Lauda wartet auch nicht die Entscheidung der FIA ab. Er hat in seiner Selbstgefälligkeit das Urteil bereits gefällt. «Es war alles legal», betonte er pausenlos. Aber da sich die FIA eine Spur von Demokratie bewahrt hat, wird es ein Verfahren geben. Und das Urteil wird kein Mercedes-Vorstand sprechen.
Verstehen wir uns nicht falsch. Jeder Motorsport-Journalist, der seine fünf Sinne beisammen hat, ist Mercedes dankbar für ihr Bekenntnis zum Motorsport. Jedem Formel-1-Kenner lief bei Rosbergs erstklassiger und fehlerloser Monte-Carlo-Darbietung das Wasser im Mund zusammen.
Aber auch ein dreifacher Weltmeister wie Niki Lauda muss einsehen: Wes Brot ich ess’, des Lied ich sing.
Auch Mercedes tut sich auf Dauer keinen Gefallen, wenn der neue starke Mann des Formel-1-Rennstalls dauerhaft die Konkurrenz schlecht redet. Und RTL tut sich keinen Gefallen, Quote hin oder er, weil sich ein Horner irgendwann nicht mehr von Lauda für dumm verkaufen lässt.
Propaganda statt Information
Es war von allen Beteiligten einfältig und kurzsichtig, Niki Lauda in diese Doppelrolle schlüpfen zu lassen. Der Österreicher verliert seine Glaubwürdigkeit. Er informiert nicht, er kommentiert nicht, er macht billige Propaganda.
Das kommt mir vor, als würde Franz Beckenbauer das Champion’s League-Finale zwischen Dortmund und Bayern für das ZDF kommentieren. Aber der Kaiser hätte wenigstens Haltung bewahrt.
RTL-Stichwortgeber Florian König liess sich von Lauda mehrmals willfährig übers Maul fahren. Der Ex-Rennfahrer übernahm die Regie.
Als RTL-Zuseher sehne ich mich nach Aufklärung; nach ein bisschen Objektivität. Ich will verschiedene Meinungen hören, ob dieser Test legal war und ob er einen illegalen Vorteil gebracht hat. Aber ich will keinen Niki Lauda hören, der unverhohlen die Mercedes-Position vertritt und sein Urteil schon gefällt hat, bevor das Verfahren begonnen hat.

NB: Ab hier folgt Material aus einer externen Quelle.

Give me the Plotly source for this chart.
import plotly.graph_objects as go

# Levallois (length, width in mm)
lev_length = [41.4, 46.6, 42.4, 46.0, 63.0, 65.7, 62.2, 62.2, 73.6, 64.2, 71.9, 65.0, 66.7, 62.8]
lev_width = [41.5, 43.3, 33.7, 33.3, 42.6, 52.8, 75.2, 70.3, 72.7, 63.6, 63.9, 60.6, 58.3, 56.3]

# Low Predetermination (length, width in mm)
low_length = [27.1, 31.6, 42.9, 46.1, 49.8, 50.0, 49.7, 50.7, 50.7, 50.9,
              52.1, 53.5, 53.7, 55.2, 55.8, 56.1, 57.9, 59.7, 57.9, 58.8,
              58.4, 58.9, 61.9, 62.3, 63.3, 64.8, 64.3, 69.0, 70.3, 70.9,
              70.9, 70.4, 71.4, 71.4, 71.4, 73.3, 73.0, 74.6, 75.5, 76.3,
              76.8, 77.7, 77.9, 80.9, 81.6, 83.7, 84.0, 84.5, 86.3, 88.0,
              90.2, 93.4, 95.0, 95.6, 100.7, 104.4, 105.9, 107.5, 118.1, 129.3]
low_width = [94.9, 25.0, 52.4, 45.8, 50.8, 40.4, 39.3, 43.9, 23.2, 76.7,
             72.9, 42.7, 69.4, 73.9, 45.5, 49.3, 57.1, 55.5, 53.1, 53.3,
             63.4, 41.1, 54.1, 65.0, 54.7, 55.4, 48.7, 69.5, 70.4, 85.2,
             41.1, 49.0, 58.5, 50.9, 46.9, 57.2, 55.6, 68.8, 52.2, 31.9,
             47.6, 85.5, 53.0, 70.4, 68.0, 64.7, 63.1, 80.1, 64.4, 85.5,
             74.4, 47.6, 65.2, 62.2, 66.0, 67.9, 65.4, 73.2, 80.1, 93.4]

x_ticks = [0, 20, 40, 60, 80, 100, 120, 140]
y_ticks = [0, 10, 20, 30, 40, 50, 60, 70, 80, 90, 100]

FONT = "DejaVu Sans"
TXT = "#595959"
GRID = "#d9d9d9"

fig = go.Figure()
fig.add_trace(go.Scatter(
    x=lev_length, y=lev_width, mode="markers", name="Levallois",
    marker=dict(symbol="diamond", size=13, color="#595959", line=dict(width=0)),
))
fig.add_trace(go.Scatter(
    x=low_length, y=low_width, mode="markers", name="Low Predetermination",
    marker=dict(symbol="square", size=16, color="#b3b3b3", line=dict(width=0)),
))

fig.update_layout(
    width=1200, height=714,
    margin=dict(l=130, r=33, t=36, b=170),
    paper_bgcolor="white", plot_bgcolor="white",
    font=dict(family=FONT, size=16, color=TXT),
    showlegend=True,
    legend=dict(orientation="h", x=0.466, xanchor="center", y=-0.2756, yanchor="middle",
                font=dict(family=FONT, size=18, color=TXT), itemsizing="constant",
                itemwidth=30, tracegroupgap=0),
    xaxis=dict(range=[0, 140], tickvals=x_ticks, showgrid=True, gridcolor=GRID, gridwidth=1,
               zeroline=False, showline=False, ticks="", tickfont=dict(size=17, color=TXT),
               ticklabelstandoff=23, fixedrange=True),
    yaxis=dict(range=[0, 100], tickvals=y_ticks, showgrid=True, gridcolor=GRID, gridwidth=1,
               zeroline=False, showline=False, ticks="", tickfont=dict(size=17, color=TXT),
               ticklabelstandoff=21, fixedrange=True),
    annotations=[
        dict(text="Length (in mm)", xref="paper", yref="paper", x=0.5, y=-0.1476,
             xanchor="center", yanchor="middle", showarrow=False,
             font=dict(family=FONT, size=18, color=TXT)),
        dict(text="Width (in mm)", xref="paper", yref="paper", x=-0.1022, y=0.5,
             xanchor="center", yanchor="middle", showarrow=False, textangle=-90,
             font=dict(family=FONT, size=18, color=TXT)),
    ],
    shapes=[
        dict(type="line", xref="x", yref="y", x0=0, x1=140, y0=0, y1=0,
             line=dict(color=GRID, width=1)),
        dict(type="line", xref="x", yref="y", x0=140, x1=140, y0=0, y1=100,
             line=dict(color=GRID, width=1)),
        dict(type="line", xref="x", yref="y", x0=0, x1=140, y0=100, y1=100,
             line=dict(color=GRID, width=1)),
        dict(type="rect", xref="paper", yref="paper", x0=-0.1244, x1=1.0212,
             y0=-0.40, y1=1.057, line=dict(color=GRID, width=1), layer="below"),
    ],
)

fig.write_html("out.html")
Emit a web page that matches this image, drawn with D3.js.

Warum haben mir die sachlichen Analysen des entlassenen Mercedes-Sportchefs Norbert Haug oft so gut gefallen? Vielleicht weil Norbert ein gelernter Journalist war, ein ausgezeichneter sogar.
Niki Lauda stammt aus einer Generation, die es mit der «political correctness» nicht immer so genau nimmt, deshalb musste er sich schon aus so manchem Fettnäpfchen herausmanövrieren.
Jetzt ist er zu weit gegangen. Lauda unternahm in seiner Euphorie nicht einmal den Versuch, objektiv zu sein. Für mich ist Niki Laudas TV-Karriere beendet. Künftig schalte ich bei RTL nach der Siegerehrung ab. Zumindest wenn Mercedes gewonnen hat.